A user-centred approach is the way forward for senior execs
Do you really know what your customers want? This is a question a recent article on the McKinsey blog tried to answer. Their solutions are aimed at senior executives, and how design should be placed at the centre of business strategy. But it doesn’t really touch on the fact that organisations are increasingly outsourcing to specialists, and agencies are being brought into service design considerations – especially as the ‘Internet of Things’ calls for that constant level of touch points and interactions. I think a lot can be learnt from the following points, but I also think that there’s a call for organisations to work in tandem with senior executives and an experienced agency.
According to the article, this is what every executive should bear in mind:
In order to create a first-class user experience, you need to have a deep understanding of consumers’ emotions and desires. This means developing insights about the technology they use and how and when they interact. The best way to do this is through immersing yourself in their decision journey in order to bring any issues and problems to the surface.
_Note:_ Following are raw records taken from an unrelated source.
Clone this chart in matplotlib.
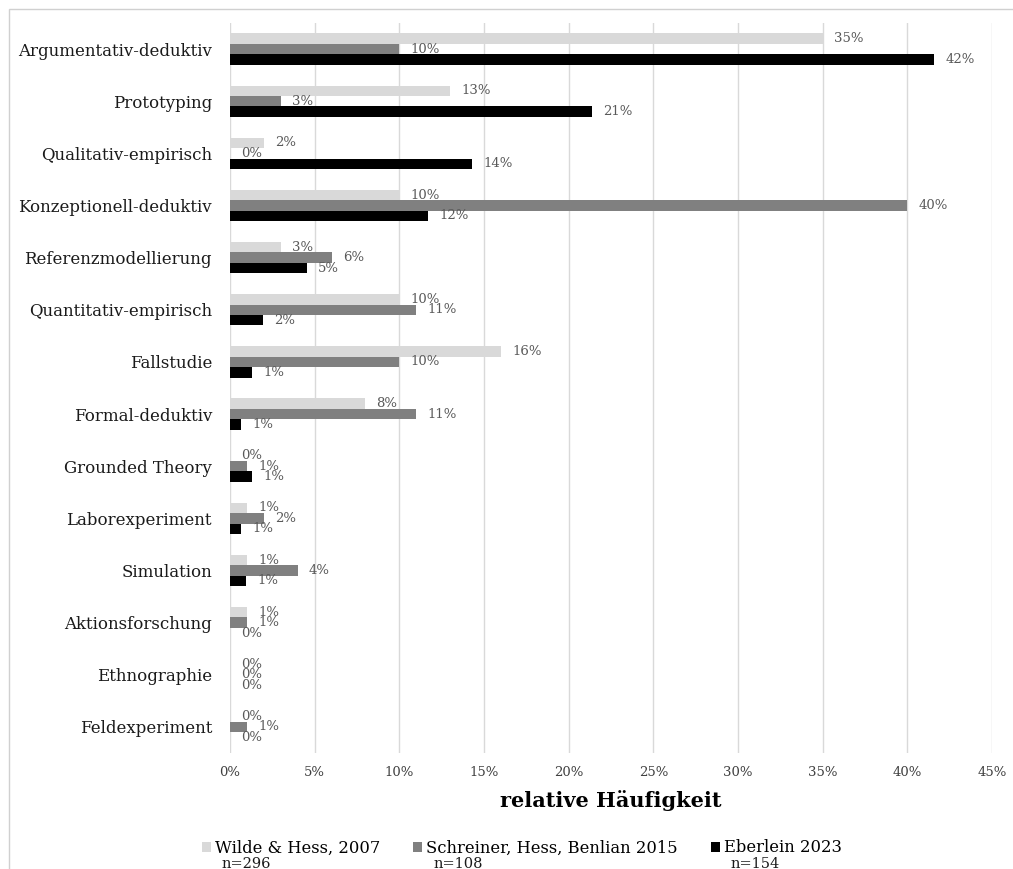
import matplotlib
matplotlib.use("Agg")
import matplotlib.pyplot as plt
from matplotlib.patches import Rectangle
import numpy as np

plt.rcParams["font.family"] = ["DejaVu Serif"]

categories = [
    "Argumentativ-deduktiv", "Prototyping", "Qualitativ-empirisch",
    "Konzeptionell-deduktiv", "Referenzmodellierung", "Quantitativ-empirisch",
    "Fallstudie", "Formal-deduktiv", "Grounded Theory", "Laborexperiment",
    "Simulation", "Aktionsforschung", "Ethnographie", "Feldexperiment",
]

# relative frequencies in percent
wilde_hess_2007 = [35, 13, 2, 10, 3, 10, 16, 8, 0, 1, 1, 1, 0, 0]
schreiner_2015 = [10, 3, 0, 40, 6, 11, 10, 11, 1, 2, 4, 1, 0, 1]
eberlein_2023 = [41.6, 21.4, 14.3, 11.7, 4.55, 1.95, 1.3, 0.65, 1.3, 0.65, 0.97, 0, 0, 0]

series_names = ["Wilde & Hess, 2007", "Schreiner, Hess, Benlian 2015", "Eberlein 2023"]
sample_sizes = ["n=296", "n=108", "n=154"]
x_ticks = [0, 5, 10, 15, 20, 25, 30, 35, 40, 45]
x_label = "relative Häufigkeit"

colors = ["#d9d9d9", "#808080", "#000000"]
label_color = "#595959"

fig = plt.figure(figsize=(10.13, 8.69), dpi=100)
ax = fig.add_axes([230 / 1013, 1 - 753 / 869, (992 - 230) / 1013, (753 - 23) / 869])

y = np.arange(len(categories))
bar_h = 0.2
offsets = [-bar_h, 0, bar_h]
all_series = [wilde_hess_2007, schreiner_2015, eberlein_2023]

for vals, off, col, name in zip(all_series, offsets, colors, series_names):
    bars = ax.barh(y + off, vals, height=bar_h, color=col, label=name,
                   edgecolor="none")
    ax.bar_label(bars, labels=[f"{v:.0f}%" for v in vals], padding=8,
                 fontsize=9.5, color=label_color)

ax.set_xlim(0, 45)
ax.set_ylim(len(categories) - 0.5, -0.5)
ax.set_xticks(x_ticks)
ax.set_xticklabels([f"{t}%" for t in x_ticks], fontsize=9.5, color="#404040")
ax.set_yticks(y)
ax.set_yticklabels(categories, fontsize=12, color="#1a1a1a")
ax.tick_params(axis="both", length=0)
ax.tick_params(axis="x", pad=9)
ax.tick_params(axis="y", pad=13)
ax.xaxis.grid(True, color="#d9d9d9", linewidth=1)
ax.set_axisbelow(True)
for s in ax.spines.values():
    s.set_visible(False)
ax.set_xlabel(x_label, fontsize=15, fontweight="bold", labelpad=8)

leg = fig.legend(loc="center", bbox_to_anchor=(0.515, 1 - 848 / 869), ncol=3,
                 frameon=False, fontsize=11.8, handlelength=0.55, handleheight=0.55,
                 handletextpad=0.25, columnspacing=2.0)

fig.canvas.draw()
inv = fig.transFigure.inverted()
for txt, n in zip(leg.get_texts(), sample_sizes):
    bb = txt.get_window_extent()
    x0, y0 = inv.transform((bb.x0 + 7, bb.y0 - 0.5))
    fig.text(x0, y0, n, fontsize=10.5, va="top", ha="left", color="#1a1a1a")

# outer frame
fig.patches.append(Rectangle((9 / 1013, -0.1), 1.2, 1 - 9 / 869 + 0.1,
                             transform=fig.transFigure, fill=False,
                             edgecolor="#d0d0d0", linewidth=1))

fig.savefig("out.png", dpi=100)
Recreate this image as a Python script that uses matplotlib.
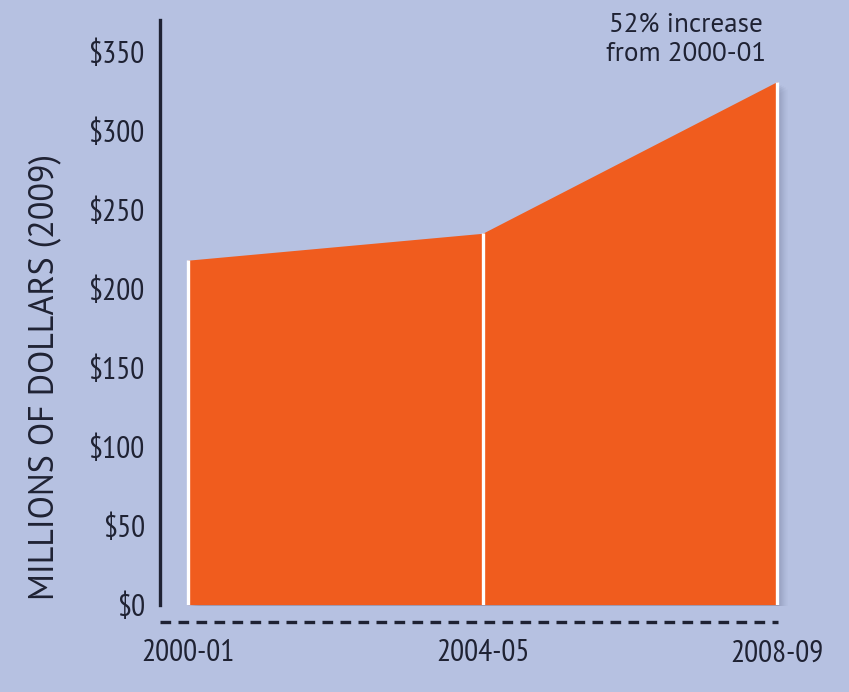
import matplotlib
matplotlib.use("Agg")
import matplotlib.pyplot as plt
import matplotlib.transforms as mtransforms
from matplotlib.lines import Line2D

# ---- data ----
periods = ["2000-01", "2004-05", "2008-09"]
values = [218, 235, 331]          # millions of dollars (2009)
yticks = [0, 50, 100, 150, 200, 250, 300, 350]
ytick_labels = ["$0", "$50", "$100", "$150", "$200", "$250", "$300", "$350"]
ylabel = "MILLIONS OF DOLLARS (2009)"
note = "52% increase\nfrom 2000-01"

BG = "#b6c1e1"
ORANGE = "#f05c1e"
TXT = "#1f2233"
NARROW = ["PT Sans Narrow", "Liberation Sans", "DejaVu Sans"]
REGULAR = ["PT Sans", "Open Sans", "DejaVu Sans"]

W, H = 849, 692
fig = plt.figure(figsize=(W / 100, H / 100), dpi=100, facecolor=BG)

# axes placed in pixel coordinates
left_px, right_px, top_px, zero_px = 160, 800, 20, 604.6
ax = fig.add_axes([left_px / W, (H - zero_px) / H,
                   (right_px - left_px) / W, (zero_px - top_px) / H])
ax.set_facecolor(BG)

x = list(range(len(periods)))
px_per_unit = (777 - 188) / 2.0
ax.set_xlim((left_px - 188) / px_per_unit, (right_px - 188) / px_per_unit)
ax.set_ylim(0, (zero_px - top_px) / 1.58)

# soft drop shadow
for dx, dy, a in [(10, -7, 0.05), (8, -5, 0.07), (6, -4, 0.09), (4, -3, 0.10), (2, -1, 0.10)]:
    tr = mtransforms.offset_copy(ax.transData, fig=fig, x=dx, y=dy, units="dots")
    ax.fill_between(x, 0, values, color="#5f6888", alpha=a, lw=0, transform=tr, zorder=1)

ax.fill_between(x, 0, values, color=ORANGE, lw=0, zorder=2)
ax.vlines(x, 0, values, colors="white", lw=2.4, zorder=3)

ax.set_yticks(yticks)
ax.set_yticklabels(ytick_labels)
ax.set_xticks(x)
ax.set_xticklabels(periods)
ax.tick_params(axis="both", length=0, colors=TXT)
ax.tick_params(axis="y", pad=11)
ax.tick_params(axis="x", pad=25)
for lab in ax.get_yticklabels() + ax.get_xticklabels():
    lab.set_fontfamily(NARROW)
    lab.set_fontsize(22.5)
    lab.set_color(TXT)

for s in ["top", "right", "bottom"]:
    ax.spines[s].set_visible(False)
ax.spines["left"].set_color(TXT)
ax.spines["left"].set_linewidth(2.4)

# dashed baseline
ax.add_line(Line2D([0, (778 - left_px) / (right_px - left_px)], [-0.029, -0.029],
                   transform=ax.transAxes, color=TXT, lw=2.4,
                   linestyle=(0, (3.2, 2.2)), clip_on=False))

ax.set_ylabel(ylabel, fontsize=24.5, color=TXT, family=REGULAR)
ax.yaxis.set_label_coords(-0.155, 0.39, transform=ax.transAxes)

fig.text(686 / W, 1 - 39 / H, note, ha="center", va="center", fontsize=19.5,
         color=TXT, family=REGULAR, linespacing=1.3)

fig.savefig("out.png", dpi=100, facecolor=BG)
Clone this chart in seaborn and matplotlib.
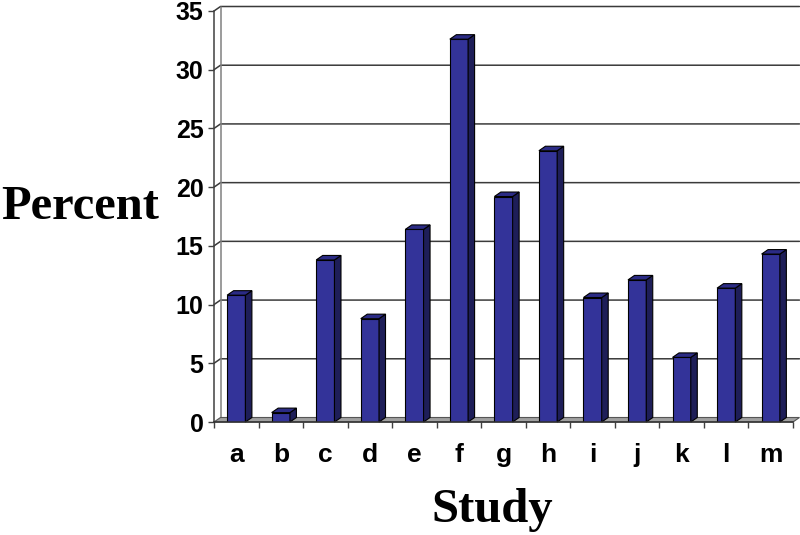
import matplotlib
matplotlib.use("Agg")
import matplotlib.pyplot as plt
from matplotlib.patches import Polygon
import numpy as np
import seaborn as sns

# Data
studies = ['a', 'b', 'c', 'd', 'e', 'f', 'g', 'h', 'i', 'j', 'k', 'l', 'm']
percent = [10.8, 0.8, 13.8, 8.8, 16.4, 32.6, 19.2, 23.1, 10.6, 12.1, 5.5, 11.4, 14.3]
y_ticks = [0, 5, 10, 15, 20, 25, 30, 35]

sns.set_style('white')
plt.rcParams['font.family'] = ['Liberation Sans', 'DejaVu Sans']
plt.rcParams['text.color'] = 'black'
plt.rcParams['xtick.color'] = 'black'
plt.rcParams['ytick.color'] = 'black'
plt.rcParams['axes.labelcolor'] = 'black'

fig = plt.figure(figsize=(8, 5.35), dpi=100)
ax = fig.add_axes([214 / 800, 113 / 535, 579 / 800, 411 / 535])

xmin, xmax = -0.5, len(studies) - 0.5
ymin, ymax = 0, 35
ax.set_xlim(xmin, xmax)
ax.set_ylim(ymin, ymax)

# 3D depth offset (data units)
px_x = 579 / (xmax - xmin)
px_y = 411 / (ymax - ymin)
dx = 6.5 / px_x
dy = 4.5 / px_y

# back wall gridlines
for v in y_ticks[1:]:
    ax.plot([xmin, xmin + dx, xmax + dx], [v, v + dy, v + dy],
            color='#3a3a3a', lw=1.1, zorder=0, clip_on=False)
# back-left wall edge
ax.plot([xmin + dx, xmin + dx], [dy, ymax + dy], color='#808080', lw=1.1,
        zorder=0, clip_on=False)

# floor
floor = Polygon([[xmin, 0], [xmax, 0], [xmax + dx, dy], [xmin + dx, dy]],
                closed=True, facecolor='#a0a0a0', edgecolor='#555555',
                lw=0.8, zorder=0.5, clip_on=False)
ax.add_patch(floor)

sns.barplot(x=studies, y=percent, color='#333399', saturation=1, width=0.41,
            edgecolor='black', linewidth=0.8, ax=ax, zorder=2)

# side and top faces of the bars
for p in list(ax.patches):
    if p is floor:
        continue
    x0, w, h = p.get_x(), p.get_width(), p.get_height()
    x1 = x0 + w
    side = Polygon([[x1, 0], [x1 + dx, dy], [x1 + dx, h + dy], [x1, h]],
                   closed=True, facecolor='#1e1e58', edgecolor='black',
                   lw=0.8, zorder=2, clip_on=False)
    top = Polygon([[x0, h], [x1, h], [x1 + dx, h + dy], [x0 + dx, h + dy]],
                  closed=True, facecolor='#2b2b85', edgecolor='black',
                  lw=0.8, zorder=2, clip_on=False)
    ax.add_patch(side)
    ax.add_patch(top)

# spines
for s in ['top', 'right']:
    ax.spines[s].set_visible(False)
ax.spines['left'].set_color('#404040')
ax.spines['left'].set_linewidth(1.1)
ax.spines['bottom'].set_color('#303030')
ax.spines['bottom'].set_linewidth(1.1)
ax.spines['left'].set_zorder(3)
ax.spines['bottom'].set_zorder(3)

# y ticks
ax.set_yticks(y_ticks)
ax.set_yticklabels([str(v) for v in y_ticks], fontsize=18, fontweight='bold')
ax.tick_params(axis='y', direction='out', length=4.5, width=1, color='#404040',
               labelcolor='black', pad=3, left=True)

# x ticks: marks at category boundaries, labels at centres
ax.set_xticks(np.arange(len(studies) + 1) - 0.5)
ax.set_xticklabels([])
ax.tick_params(axis='x', which='major', direction='out', length=4.5, width=1,
               color='#404040', bottom=True)
ax.set_xticks(np.arange(len(studies)), minor=True)
ax.set_xticklabels(studies, minor=True, fontsize=19, fontweight='bold')
ax.tick_params(axis='x', which='minor', length=0, pad=15, labelcolor='black')

ax.set_xlabel('')
ax.set_ylabel('')
fig.text(80 / 800, 1 - 207 / 535, 'Percent', family=['Liberation Serif'],
         fontsize=35, fontweight='bold', ha='center', va='center', color='black')
fig.text(492 / 800, 1 - 510 / 535, 'Study', family=['Liberation Serif'],
         fontsize=35, fontweight='bold', ha='center', va='center', color='black')

fig.savefig('out.png', dpi=100)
When customers like an experience from one brand, they’ll expect or want it from another. Look at dominant trends: connectedness, real-time relevance and transparency being three of the big ones at the moment.
Test, test and test again
The design process needs to be “hyperiterative” – meaning you need to undergo real-time adapting and tweaking based on customer behaviour. Embrace risk-taking and quick learning, and always keep the user in mind – they should be part of the design process from the start. Generally at Proctors we go by the mantra: learn to fail quickly, and know where you are failing so you can change it.
Run a design-led stream in tandem with an analytical stream – this will help you refine your business needs as well as meeting customer needs. Quantifying efforts will help prioritise your focus, providing a benchmark for future results.
Ultimately, customers now have higher expectations; “usable” isn’t enough – it’s got to be useful, too. But don’t you think senior executives need to let go of the reins a little, handing them over to those who are in the know and can allow for the research to drive what happens next?